Filibuster As Part of American Expansion, Not Legislative Tactics


Americans Filibustered Numerous Times in the 19th Century at Central America's Expense

On this Date In History: American William Walker was a doctor, lawyer, newspaperman and hypnotist in the middle of the 19th Century. But he became better known as a filibuster.   That does not mean that he was a member of Congress.  Today, we think of a filibuster as an interesting idiosyncrasy of the United States Senate that can hold up the entire process of debating and passing legislation.  However, in mid 19th century America, the word “filibuster” had an entirely different meaning for most Americans than the political procedure known to most people today.   

Instead, the word “filibuster”  is derived from the Dutch word Vrijbuiter that means freebooter or soldier of fortune.   He was a little guy as he weighed all of about 120 pounds but he had big ambitions.  Initially, the object of his quest was Baja California and Sonora in Mexico.  He wanted to create an independent nation there with the ultimate objective being annexation of that region to the United States that would be a slave state. When that failed, he turned his sites elsewhere.   On This Date in 1856, at the age of 31 he became the only American born citizen to become President of another country….supposedly. At least that is what my source claims. I would suggest that Sam Houston as President of the Republic of Texas was first. Anyway, this guy convinced the head of the Democrat party in Nicaragua to invite him and some “settlers” to come to Nicaragua. In reality, they were a bunch of mercenaries hired to help that party win a civil war that was going on. The ruse of being settlers was set up to avoid entanglement in US neutrality laws. So, he and his band of merry men helped defeat the opposition and he set up a phony election that made him president. He only served two years because he irked the wrong guy.

Walker leading the way at Lake Nicaragua

Walker leading the way at Lake Nicaragua

One of the things he was doing was trying to conquer neighboring countries by hiring more mercenaries and also get support from the slave holding South in the United States by rescinding Nicaragua’s long standing Emancipation order. Well, none of that sat well with Americans in the North and particularly Commodore Cornelius Vanderbilt who had a company that ferried freight and passengers across that part of Central America before the canal was built. He even had designs of building a canal across Nicaragua and Walker was in the way. So, he got together a bunch of guys in neighboring Costa Rica and even got help from the British and American Navies. That was the end of Walker who lost a key battle on April 11, 1857 and surrendered on May 1st of that year. He was sent back to the United States where he wrote a book about his adventures. He tried to return and when he did, he was captured again in Honduras by the British Navy who turned him over to local Hondurans who promptly had Walker executed by firing squad at the age of 36 on September 12, 1860.
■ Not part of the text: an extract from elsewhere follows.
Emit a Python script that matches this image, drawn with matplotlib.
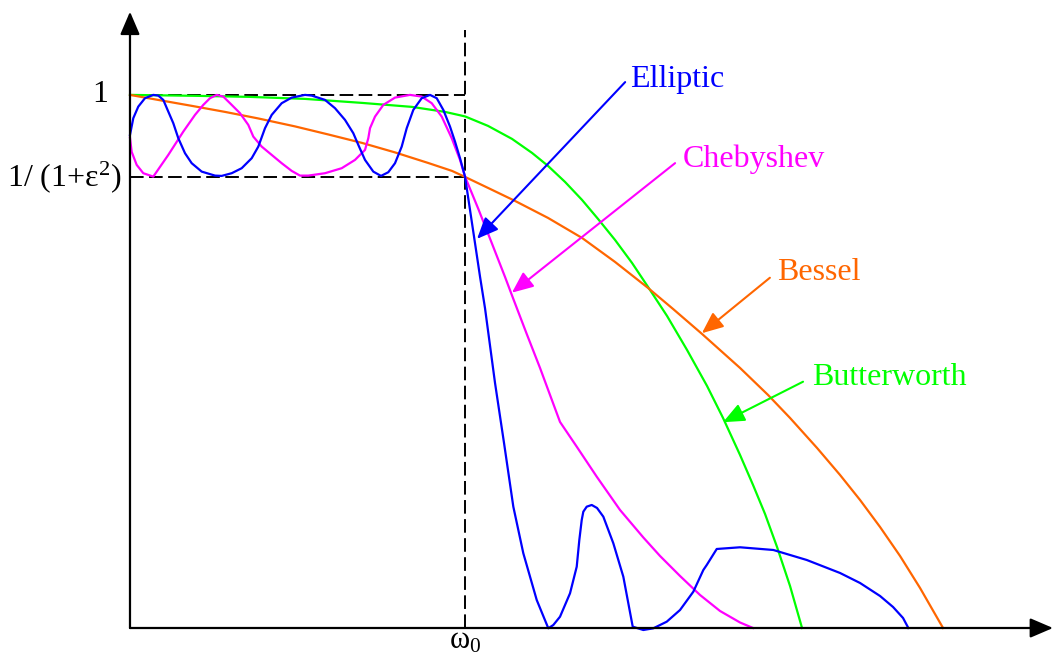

Walker's Effort Created A Costa Rican National Hero

While we don’t think about William Walker much, his defeat and failure marked a turn around in Central America as it was seen as a pseudo war of independence. His name is one hated as it is held up as a symbol of “Yankee imperialism.” In Costa Rica, there is a national holiday commemorating Walker’s defeat on April 11.   However, Walker’s defeat is not the focus but instead the holiday is set aside to commemorate the exploits of Juan Santamaria, who is said to have done heroic things while barefoot in the battle against Walker.  So, for all his trouble…he got a day in Costa Rica for his failure and they named it for a 19 year-old barefooted soldier: Juan Santamaria Day.   Costa Rica also sports the Juan Santamaria International Airport.  Seems that Walker’s biggest contribution for the Central American country was to place Juan Santamaria in the annals of Costa Rican history.  Take a lesson from this. Don’t try to take over a country. Leave that to the professionals.

Weather Bottom Line:  Rain chances will be elevated for Monday and Tuesday as a shortwave comes out of the Southern Plains.  But, you will note that the chance of rain listed in most forecasts are less than originally posted.  Last night I saw a local broadcast claim a 70% chance of rain today.  I then looked at the data and found that it indicated that the shortwave was not following the track that would give rise to such chances, which means someone didn’t do their homework.  It’s not that there is no chance, but just not as aggressive as had been advertised.  It’s all because of a cold front that is approaching slowly.  So, scattered activity will be in the area for Monday and Tuesday.  The front doesn’t get very far south of us before it slides back north as a warm front and our temperatures and humidity jump for a day or so before another cold front comes down at the end of the week and rain chances go up again.